NYT: Lather, Rinse, Repeat

The New York Times really, really wants you to behave yourself environmentally on your travels this summer. In March the paper published “How to Have a Green Vacation.” Come May (for those who may not have been paying sufficient attention in March) the Times published “Greening Your Summer Vacation.”

Here’s how the March article began: “With the United Nations designating 2017 as the International Year of Sustainable Tourism for Development, there has never been a better time . . .”

Here’s how the May article began: “The United Nations has proclaimed 2017 the International Year of Sustainable Tourism for Development with a goal of promoting . . .”

Not that everything in each of the articles was the same. In March the “director of sustainability for the luxury travel network Virtuoso” chirped, “Being greener on vacation doesn’t take a lot of effort . . .” Come May, “the executive director of the Center for Responsible Travel” warned, “The problem with doing responsible travel trips is that it does take a little bit of work.”

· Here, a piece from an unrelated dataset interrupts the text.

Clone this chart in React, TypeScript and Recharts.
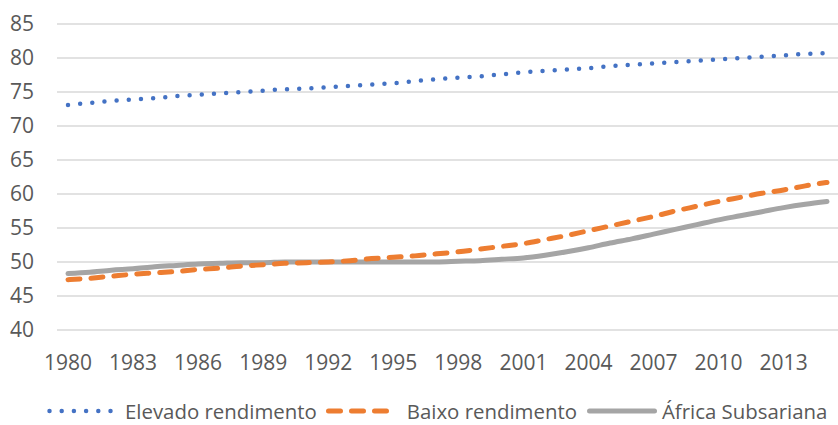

What kind of work? In March the Times was recommending you search out places such as the Three Camel Lodge in Mongolia, “which composts its kitchen waste for use in a solar greenhouse producing fresh ingredients for the restaurant.” In May the Times recommended you search out places such as Lapa Rios in Costa Rica, where “pigs are fed restaurant scraps and produce the biogas that fuels some of the cooking stoves.”

In March the Times urged its readers to “Say ‘No’ to Plastic Water Bottles.” In May the Times pointed readers to remote resorts that ban “plastic bottles and drinking straws.”

In March the Times said to enjoy “meals that emphasize local ingredients.” In May the Times said to patronize tour companies “staffed by locals.” So, if The Scrapbook has this right, one should avoid eating at a Bangladeshi-staffed Kentucky Fried Chicken in Dubai—we think we can manage that.

But how do you manage to get to some plastic-free, jungle yurt where pig flatulence fuels the kitchen stoves without first assaulting the environment by getting on an airplane, with all the carbon-burning that entails? In March, the Times said, if you have to fly, “pick nonstop flights” and be sure to “use a reputable carbon offset provider.” In May, the Times quoted an expert that one should “try to travel on nonstops” and then be sure to buy carbon offsets.

If environmentalism is a sort of religion, as has often been suggested, then it strikes us that carbon offsets are a kind of indulgence—a way for the rich to buy off the guilt of their sins. But we expect that when the next article on green travel appears in the New York Times, the suggestion that one buy a carbon offset will be made again. After all, when it comes to reporting on the environment, the Times sure does know how to recycle.